4. How do I set up Hugging Face Transformers to work with Llama 3.2?
You can install the required libraries and load the model using the following steps:
pip install transformers torch torchvision
Then, load the model with:
from transformers import AutoModelForCausalLM, AutoTokenizer
model_name = "meta-llama/llama-3-2"
tokenizer = AutoTokenizer.from_pretrained(model_name)
model = AutoModelForCausalLM.from_pretrained(model_name)
If working with images, you may also need transformers's vision models like CLIP:
from transformers import CLIPProcessor, CLIPModel
clip_model = CLIPModel.from_pretrained("openai/clip-vit-base-patch32")

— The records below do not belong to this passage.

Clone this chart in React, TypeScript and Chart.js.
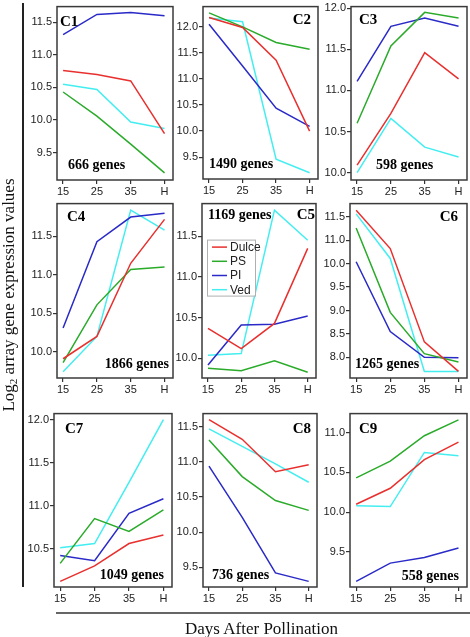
import React, { useEffect, useRef } from 'react';
import { Chart, registerables } from 'chart.js';
Chart.register(...registerables);

// ---------- data ----------
const days = ['15', '25', '35', 'H'];
const seriesNames = ['Dulce', 'PS', 'PI', 'Ved'];
const seriesColors = ['#e8302e', '#2aab2a', '#2a2ac8', '#44eef0'];
const clusterNames = ['C1', 'C2', 'C3', 'C4', 'C5', 'C6', 'C7', 'C8', 'C9'];
const geneCounts = ['666 genes', '1490 genes', '598 genes', '1866 genes', '1169 genes', '1265 genes', '1049 genes', '736 genes', '558 genes'];

// each cluster: [Dulce, PS, PI, Ved] over days 15, 25, 35, H
const c1 = [
  [10.76, 10.70, 10.60, 9.79],
  [10.43, 10.06, 9.63, 9.19],
  [11.31, 11.62, 11.65, 11.60],
  [10.55, 10.47, 9.97, 9.87],
];
const c2 = [
  [12.18, 11.99, 11.36, 10.0],
  [12.27, 12.0, 11.70, 11.57],
  [12.05, 11.25, 10.44, 10.09],
  [12.17, 12.10, 9.46, 9.20],
];
const c3 = [
  [10.09, 10.72, 11.46, 11.14],
  [10.60, 11.54, 11.95, 11.88],
  [11.11, 11.78, 11.88, 11.78],
  [10.0, 10.66, 10.31, 10.19],
];
const c4 = [
  [9.91, 10.20, 11.15, 11.72],
  [9.86, 10.61, 11.07, 11.10],
  [10.31, 11.43, 11.75, 11.80],
  [9.74, 10.20, 11.84, 11.58],
];
const c5 = [
  [10.37, 10.12, 10.43, 11.35],
  [9.88, 9.85, 9.97, 9.83],
  [9.92, 10.41, 10.42, 10.52],
  [10.04, 10.06, 11.82, 11.45],
];
const c6 = [
  [11.14, 10.32, 8.33, 7.70],
  [10.76, 8.96, 8.08, 7.90],
  [10.04, 8.55, 8.00, 7.99],
  [11.06, 10.11, 7.70, 7.70],
];
const c7 = [
  [10.12, 10.30, 10.56, 10.66],
  [10.33, 10.85, 10.70, 10.95],
  [10.42, 10.36, 10.91, 11.08],
  [10.51, 10.56, 11.27, 12.0],
];
const c8 = [
  [11.60, 11.32, 10.86, 10.96],
  [11.31, 10.79, 10.45, 10.31],
  [10.94, 10.21, 9.42, 9.30],
  [11.47, 11.22, 10.97, 10.71],
];
const c9 = [
  [10.10, 10.30, 10.66, 10.88],
  [10.43, 10.64, 10.96, 11.16],
  [9.13, 9.36, 9.43, 9.55],
  [10.08, 10.07, 10.75, 10.71],
];

const c1Ticks = [9.5, 10.0, 10.5, 11.0, 11.5];
const c2Ticks = [9.5, 10.0, 10.5, 11.0, 11.5, 12.0];
const c3Ticks = [10.0, 10.5, 11.0, 11.5, 12.0];
const c4Ticks = [10.0, 10.5, 11.0, 11.5];
const c5Ticks = [10.0, 10.5, 11.0, 11.5];
const c6Ticks = [8.0, 8.5, 9.0, 9.5, 10.0, 10.5, 11.0];
const c6TickLabels = ['8.0', '8.5', '9.0', '9.5', '10.0', '11.0', '11.5'];
const c7Ticks = [10.5, 11.0, 11.5, 12.0];
const c8Ticks = [9.5, 10.0, 10.5, 11.0, 11.5];
const c9Ticks = [9.5, 10.0, 10.5, 11.0];

// ---------- layout / style ----------
type Lab = { side: 'left' | 'right'; dx: number; top: boolean; dy: number };
type PanelCfg = {
  values: number[][];
  ticks: number[];
  tickLabels?: string[];
  yMin: number;
  yMax: number;
  box: [number, number, number, number];
  name: Lab;
  genes: Lab;
  legend?: { dx: number; dy: number; w: number; h: number };
};

const panels: PanelCfg[] = [
  { values: c1, ticks: c1Ticks, yMin: 9.08, yMax: 11.74, box: [57, 3, 173, 180],
    name: { side: 'left', dx: 3, top: true, dy: 19 }, genes: { side: 'left', dx: 11, top: false, dy: 11 } },
  { values: c2, ticks: c2Ticks, yMin: 9.08, yMax: 12.39, box: [203, 3, 318, 179],
    name: { side: 'right', dx: 7, top: true, dy: 17 }, genes: { side: 'left', dx: 6, top: false, dy: 11 } },
  { values: c3, ticks: c3Ticks, yMin: 9.91, yMax: 12.02, box: [351, 3, 467, 180],
    name: { side: 'left', dx: 8, top: true, dy: 17 }, genes: { side: 'left', dx: 25, top: false, dy: 11 } },
  { values: c4, ticks: c4Ticks, yMin: 9.66, yMax: 11.925, box: [57, 200, 173, 378],
    name: { side: 'left', dx: 10, top: true, dy: 17 }, genes: { side: 'right', dx: 4, top: false, dy: 10 } },
  { values: c5, ticks: c5Ticks, yMin: 9.76, yMax: 11.90, box: [202, 200, 316, 378],
    name: { side: 'right', dx: 1, top: true, dy: 15 }, genes: { side: 'left', dx: 6, top: true, dy: 15 },
    legend: { dx: 5, dy: 36, w: 48, h: 56 } },
  { values: c6, ticks: c6Ticks, tickLabels: c6TickLabels, yMin: 7.56, yMax: 11.28, box: [350, 200, 467, 378],
    name: { side: 'right', dx: 9, top: true, dy: 17 }, genes: { side: 'left', dx: 5, top: false, dy: 10 } },
  { values: c7, ticks: c7Ticks, yMin: 10.055, yMax: 12.07, box: [54, 410, 172, 587],
    name: { side: 'left', dx: 11, top: true, dy: 19 }, genes: { side: 'right', dx: 8, top: false, dy: 8 } },
  { values: c8, ticks: c8Ticks, yMin: 9.22, yMax: 11.686, box: [203, 410, 317, 587],
    name: { side: 'right', dx: 6, top: true, dy: 19 }, genes: { side: 'left', dx: 9, top: false, dy: 8 } },
  { values: c9, ticks: c9Ticks, yMin: 9.06, yMax: 11.238, box: [350, 410, 467, 587],
    name: { side: 'left', dx: 9, top: true, dy: 19 }, genes: { side: 'right', dx: 8, top: false, dy: 7 } },
];

const M_LEFT = 40, M_TOP = 4, M_RIGHT = 4, M_BOTTOM = 22;
const SANS = '"Liberation Sans Narrow", "Arial Narrow", "Liberation Sans", Arial, sans-serif';
const SERIF = '"Liberation Serif", "Times New Roman", serif';
const tickFont = { family: SANS, size: 11 };

function Panel({ cfg, index }: { cfg: PanelCfg; index: number }) {
  const ref = useRef<HTMLCanvasElement | null>(null);
  const [l, t, r, b] = cfg.box;
  const width = r - l + M_LEFT + M_RIGHT;
  const height = b - t + M_TOP + M_BOTTOM;

  useEffect(() => {
    if (!ref.current) return;
    const decor = {
      id: 'decor' + index,
      afterDatasetsDraw(chart: any) {
        const { ctx, chartArea: a } = chart;
        ctx.save();
        ctx.strokeStyle = '#3a3a3a';
        ctx.lineWidth = 1.5;
        ctx.strokeRect(a.left, a.top, a.right - a.left, a.bottom - a.top);
        const drawLab = (text: string, lab: Lab, font: string) => {
          ctx.font = font;
          ctx.fillStyle = '#000';
          ctx.textBaseline = 'alphabetic';
          ctx.textAlign = lab.side;
          const x = lab.side === 'left' ? a.left + lab.dx : a.right - lab.dx;
          const y = lab.top ? a.top + lab.dy : a.bottom - lab.dy;
          ctx.fillText(text, x, y);
        };
        drawLab(clusterNames[index], cfg.name, `bold 15px ${SERIF}`);
        drawLab(geneCounts[index], cfg.genes, `bold 14px ${SERIF}`);
        if (cfg.legend) {
          const lg = cfg.legend;
          const x0 = a.left + lg.dx, y0 = a.top + lg.dy;
          ctx.fillStyle = '#fff';
          ctx.fillRect(x0, y0, lg.w, lg.h);
          ctx.strokeStyle = '#b0b0b0';
          ctx.lineWidth = 1;
          ctx.strokeRect(x0 + 0.5, y0 + 0.5, lg.w, lg.h);
          ctx.font = `12px ${SANS}`;
          ctx.textAlign = 'left';
          ctx.textBaseline = 'middle';
          chart.data.datasets.forEach((ds: any, i: number) => {
            const yy = y0 + 7.5 + i * 14.2;
            ctx.strokeStyle = ds.borderColor;
            ctx.lineWidth = 1.5;
            ctx.beginPath();
            ctx.moveTo(x0 + 5, yy);
            ctx.lineTo(x0 + 20, yy);
            ctx.stroke();
            ctx.fillStyle = '#222';
            ctx.fillText(ds.label, x0 + 23, yy + 0.5);
          });
        }
        ctx.restore();
      },
    };

    const chart = new Chart(ref.current, {
      type: 'line',
      data: {
        datasets: cfg.values.map((vals, si) => ({
          label: seriesNames[si],
          data: vals.map((v, di) => ({ x: di, y: v })),
          borderColor: seriesColors[si],
          backgroundColor: seriesColors[si],
          borderWidth: 1.5,
          pointRadius: 0,
          tension: 0,
          fill: false,
        })),
      },
      options: {
        animation: false,
        responsive: false,
        devicePixelRatio: 1,
        events: [],
        layout: { padding: { left: 0, top: M_TOP, right: M_RIGHT, bottom: 0 } },
        plugins: { legend: { display: false }, tooltip: { enabled: false } },
        scales: {
          x: {
            type: 'linear',
            min: -0.18,
            max: 3.25,
            afterBuildTicks: (s: any) => { s.ticks = days.map((_, i) => ({ value: i })); },
            afterFit: (s: any) => { s.height = M_BOTTOM; },
            ticks: {
              callback: (v: any) => days[Math.round(Number(v))] ?? '',
              font: tickFont,
              color: '#222',
              padding: 1,
              maxRotation: 0,
              autoSkip: false,
            },
            grid: { drawOnChartArea: false, drawTicks: true, tickLength: 4, color: '#333', lineWidth: 1.2 },
            border: { display: false },
          },
          y: {
            type: 'linear',
            min: cfg.yMin,
            max: cfg.yMax,
            afterBuildTicks: (s: any) => { s.ticks = cfg.ticks.map((v) => ({ value: v })); },
            afterFit: (s: any) => { s.width = M_LEFT; },
            ticks: {
              callback: (v: any, i: number) => (cfg.tickLabels ? cfg.tickLabels[i] : Number(v).toFixed(1)),
              font: tickFont,
              color: '#222',
              padding: 1,
              autoSkip: false,
            },
            grid: { drawOnChartArea: false, drawTicks: true, tickLength: 4, color: '#333', lineWidth: 1.2 },
            border: { display: false },
          },
        },
      },
      plugins: [decor],
    } as any);
    return () => chart.destroy();
  }, [cfg, index]);

  return (
    <canvas
      ref={ref}
      width={width}
      height={height}
      style={{ position: 'absolute', left: l - M_LEFT, top: t - M_TOP, width, height }}
    />
  );
}

export default function App() {
  return (
    <div style={{ position: 'absolute', left: 0, top: 0, width: 470, height: 637, background: '#fff', overflow: 'hidden' }}>
      {panels.map((p, i) => (
        <Panel key={i} cfg={p} index={i} />
      ))}
      <div style={{ position: 'absolute', left: 22, top: 3, width: 1.5, height: 584, background: '#222' }} />
      <div style={{ position: 'absolute', left: 56, top: 612, width: 414, height: 2, background: '#666' }} />
      <div
        style={{
          position: 'absolute', left: 7.6, top: 295, transform: 'translate(-50%, -50%) rotate(-90deg)',
          fontFamily: SERIF, fontSize: 17, lineHeight: '17px', whiteSpace: 'nowrap', color: '#111',
        }}
      >
        Log<sub style={{ fontSize: 11, verticalAlign: '-3px', lineHeight: 0 }}>2</sub> array gene expression values
      </div>
      <div
        style={{
          position: 'absolute', left: 261.5, top: 620, transform: 'translateX(-50%)',
          fontFamily: SERIF, fontSize: 17, lineHeight: '17px', whiteSpace: 'nowrap', color: '#111',
        }}
      >
        Days After Pollination
      </div>
    </div>
  );
}
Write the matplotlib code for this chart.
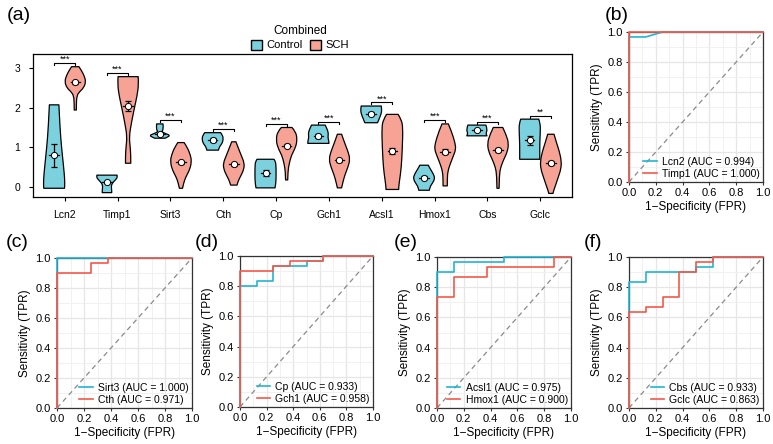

processor = CLIPProcessor.from_pretrained("openai/clip-vit-base-patch32")
5. How can I use Llama 3.2 for image captioning?
Llama 3.2’s vision model can generate high-quality captions for images:
from transformers import AutoProcessor, AutoModelForVision2Seq
from PIL import Image
model_name = "meta-llama/llama-3.2-vision"
processor = AutoProcessor.from_pretrained(model_name)
model = AutoModelForVision2Seq.from_pretrained(model_name)
image = Image.open("your_image.jpg")
inputs = processor(images=image, return_tensors="pt")
output = model.generate(**inputs)
caption = processor.batch_decode(output, skip_special_tokens=True)[0]
print("Generated Caption:", caption)
6. Can I fine-tune Llama 3.2 Vision on my own dataset?
Yes, you can fine-tune Llama 3.2 Vision using Hugging Face’s transformers library with LoRA (Low-Rank Adaptation).
Example fine-tuning setup:
from peft import LoraConfig, get_peft_model
config = LoraConfig(
r=8, lora_alpha=32, target_modules=["q_proj", "v_proj"]
)
fine_tuned_model = get_peft_model(model, config)
This allows efficient fine-tuning without retraining the entire model.
Conclusion
In this tutorial, you learned how to extract employee IDs and names from images using the Llama 3.2 Vision model. We integrated object storage for storing images and used a managed MySQL database for structured data storage. This solution provides an automated way to process and manage employee verification data with AI-powered efficiency.